Tigers haven't finished .500 since 1993
Dombrowski can still recall the events of two years ago, when the landscape was so grim, even franchise icon Al Kaline was tempted to wear a paper bag over his head.
It was the kind of celebration typically reserved for the fall of an Iraqi dictatorship or Carrie vanquishing Bo on "American Idol."
Fans in Detroit can still remember Alex Sanchez and his run-til-you're-out baserunning strategy, and a young catcher named Brandon Inge's batting .203 on top of his .180 and .202 efforts the previous two seasons. They remember Mike Maroth's reacting with grace while becoming baseball's first 20-game loser since Brian Kingman, and Bobby Higginson's giving the team one RBI for every $227,884 invested.

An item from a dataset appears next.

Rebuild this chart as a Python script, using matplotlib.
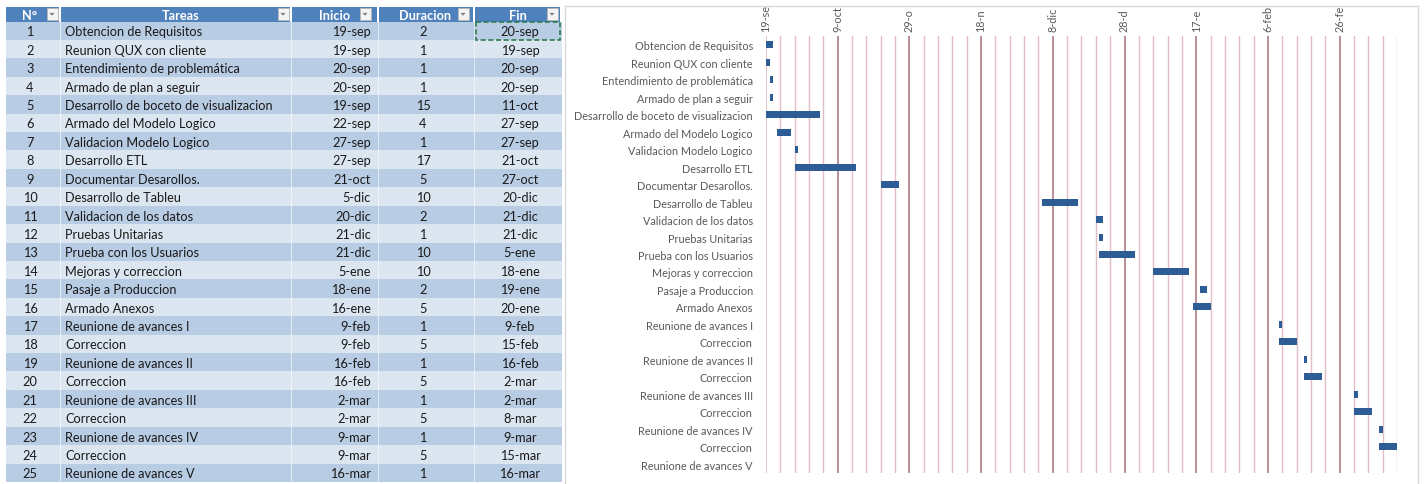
import datetime as dt

import matplotlib
matplotlib.use("Agg")
import matplotlib.pyplot as plt
import matplotlib.dates as mdates
from matplotlib.patches import Rectangle, Polygon

# ---------------------------------------------------------------- data
task_numbers = list(range(1, 26))
tasks = [
    "Obtencion de Requisitos",
    "Reunion QUX con cliente",
    "Entendimiento de problemática",
    "Armado de plan a seguir",
    "Desarrollo de boceto de visualizacion",
    "Armado del Modelo Logico",
    "Validacion Modelo Logico",
    "Desarrollo ETL",
    "Documentar Desarollos.",
    "Desarrollo de Tableu",
    "Validacion de los datos",
    "Pruebas Unitarias",
    "Prueba con los Usuarios",
    "Mejoras y correccion",
    "Pasaje a Produccion",
    "Armado Anexos",
    "Reunione de avances I",
    "Correccion",
    "Reunione de avances II",
    "Correccion",
    "Reunione de avances III",
    "Correccion",
    "Reunione de avances IV",
    "Correccion",
    "Reunione de avances V",
]
start_labels = [
    "19-sep", "19-sep", "20-sep", "20-sep", "19-sep", "22-sep", "27-sep",
    "27-sep", "21-oct", "5-dic", "20-dic", "21-dic", "21-dic", "5-ene",
    "18-ene", "16-ene", "9-feb", "9-feb", "16-feb", "16-feb", "2-mar",
    "2-mar", "9-mar", "9-mar", "16-mar",
]
durations = [2, 1, 1, 1, 15, 4, 1, 17, 5, 10, 2, 1, 10, 10, 2, 5,
             1, 5, 1, 5, 1, 5, 1, 5, 1]
end_labels = [
    "20-sep", "19-sep", "20-sep", "20-sep", "11-oct", "27-sep", "27-sep",
    "21-oct", "27-oct", "20-dic", "21-dic", "21-dic", "5-ene", "18-ene",
    "19-ene", "20-ene", "9-feb", "15-feb", "16-feb", "2-mar", "2-mar",
    "8-mar", "9-mar", "15-mar", "16-mar",
]
column_headers = ["N°", "Tareas", "Inicio", "Duracion", "Fin"]

axis_start = "19-sep"
axis_end = "14-mar"
major_step_days = 20
minor_step_days = 4
date_tick_labels = ["19-se", "9-oct", "29-o", "18-n", "8-dic", "28-d",
                    "17-e", "6-feb", "26-fe"]

# ---------------------------------------------------------------- helpers
MONTHS = {"sep": 9, "oct": 10, "nov": 11, "dic": 12,
          "ene": 1, "feb": 2, "mar": 3}


def to_date(label):
    day, mon = label.split("-")
    m = MONTHS[mon]
    year = 2016 if m >= 9 else 2017
    return dt.date(year, m, int(day))


FONT = "Lato"
TEXT_DARK = "#1a1a1a"
GREY = "#595959"
TABLE_FS = 9.2

W, H = 1424, 485
fig = plt.figure(figsize=(W / 100, H / 100), dpi=100)
fig.patch.set_facecolor("white")

# ---------------------------------------------------------------- table
tab = fig.add_axes([0, 0, 1, 1])
tab.set_xlim(0, W)
tab.set_ylim(H, 0)
tab.axis("off")

header_top, header_bot = 8.0, 22.5
row_h = 18.42
col_edges = [(6, 59), (61, 290), (292, 377), (379, 473), (475, 560)]
header_x = [30, 181, 335, 425, 518]
button_x = [52, 283, 365, 463, 552]

for (x0, x1), label, hx, bx in zip(col_edges, column_headers, header_x, button_x):
    tab.add_patch(Rectangle((x0, header_top), x1 - x0, header_bot - header_top,
                            facecolor="#4F81BD", edgecolor="none"))
    tab.text(hx, (header_top + header_bot) / 2 + 0.6, label, ha="center",
             va="center", color="white", fontweight="bold", fontsize=TABLE_FS,
             family=FONT)
    # filter drop-down button
    tab.add_patch(Rectangle((bx - 5.5, header_top + 1.2), 11, 12,
                            facecolor="#F4F4F4", edgecolor="#B7B7B7", lw=0.6))
    yc = header_top + 7.2
    tab.add_patch(Polygon([(bx - 2.6, yc - 1.3), (bx + 2.6, yc - 1.3),
                           (bx, yc + 1.5)], closed=True,
                          facecolor="#7F7F7F", edgecolor="none"))

for i, (num, task, s, d, e) in enumerate(zip(task_numbers, tasks, start_labels,
                                             durations, end_labels)):
    y0 = header_bot + i * row_h
    yc = y0 + row_h / 2 + 0.6
    bg = "#B8CCE4" if i % 2 == 0 else "#DCE6F1"
    for x0, x1 in col_edges:
        tab.add_patch(Rectangle((x0, y0), x1 - x0 + 2, row_h, facecolor=bg,
                                edgecolor="none"))
    kw = dict(va="center", color=TEXT_DARK, fontsize=TABLE_FS, family=FONT)
    tab.text(30, yc, str(num), ha="center", **kw)
    tab.text(65, yc, task, ha="left", **kw)
    tab.text(371, yc, s, ha="right", **kw)
    tab.text(423, yc, str(d), ha="center", **kw)
    tab.text(520, yc, e, ha="center", **kw)

# thin white column separators
for x0, x1 in col_edges[1:]:
    tab.plot([x0 - 1, x0 - 1], [header_bot, header_bot + 25 * row_h],
             color="white", lw=0.6, alpha=0.7)

# copy marquee around the first "Fin" cell
tab.add_patch(Rectangle((475.5, header_bot + 0.8), 84.5, row_h - 1.2,
                        facecolor="none", edgecolor="#2E7D4F", lw=1.2,
                        linestyle=(0, (3, 1.6))))

# chart frame
tab.add_patch(Rectangle((565, 7), 853, 490, facecolor="none",
                        edgecolor="#D9D9D9", lw=1.0))

# ---------------------------------------------------------------- gantt
px_left, px_right, px_top, px_bot = 766, 1397, 37, 474
ax = fig.add_axes([px_left / W, 1 - px_bot / H,
                   (px_right - px_left) / W, (px_bot - px_top) / H])
ax.set_facecolor("none")

starts = [mdates.date2num(to_date(s)) for s in start_labels]
ypos = list(range(len(tasks)))
ax.barh(ypos, durations, left=starts, height=0.4, color="#2E5C94",
        edgecolor="none", zorder=3)

x_min = mdates.date2num(to_date(axis_start))
x_max = mdates.date2num(to_date(axis_end))
ax.set_xlim(x_min, x_max)
ax.set_ylim(len(tasks) - 0.5, -0.5)

major = [x_min + k * major_step_days for k in range(len(date_tick_labels))]
minor = [x_min + k * minor_step_days
         for k in range(int((x_max - x_min) // minor_step_days) + 1)]
ax.set_xticks(major)
ax.set_xticks(minor, minor=True)
ax.set_xticklabels(date_tick_labels)
ax.xaxis.tick_top()
ax.tick_params(axis="x", which="both", length=0, pad=3.5, labelrotation=90,
               labelsize=7.8, labelcolor=GREY)
for lbl in ax.get_xticklabels():
    lbl.set_family(FONT)

ax.set_yticks(ypos)
ax.set_yticklabels(tasks)
ax.tick_params(axis="y", length=0, pad=9.5, labelsize=7.8, labelcolor=GREY)
for lbl in ax.get_yticklabels():
    lbl.set_family(FONT)

ax.grid(axis="x", which="minor", color="#E2BDC4", lw=1.0, zorder=0)
ax.grid(axis="x", which="major", color="#AE7A82", lw=1.2, zorder=0)
ax.xaxis.get_major_ticks()[0].gridline.set_color("#E2BDC4")
ax.set_axisbelow(True)
for sp in ax.spines.values():
    sp.set_visible(False)

fig.savefig("out.png", dpi=100, facecolor="white")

During one particularly bloodthirsty week, local columnists urged owner Mike Ilitch to sell the team, but only after firing Dombrowski and dumping manager Alan Trammell.
So with the Tigers poised to have 43 wins by the All-Star Game which will take place July 12 in Detroit it's time for gratification and a few back slaps. Two years ago, Dombrowski felt like a rescue worker sorting through tsunami wreckage. Now his team has a chance to finish .500 for the first time since 1993. This is called "progress."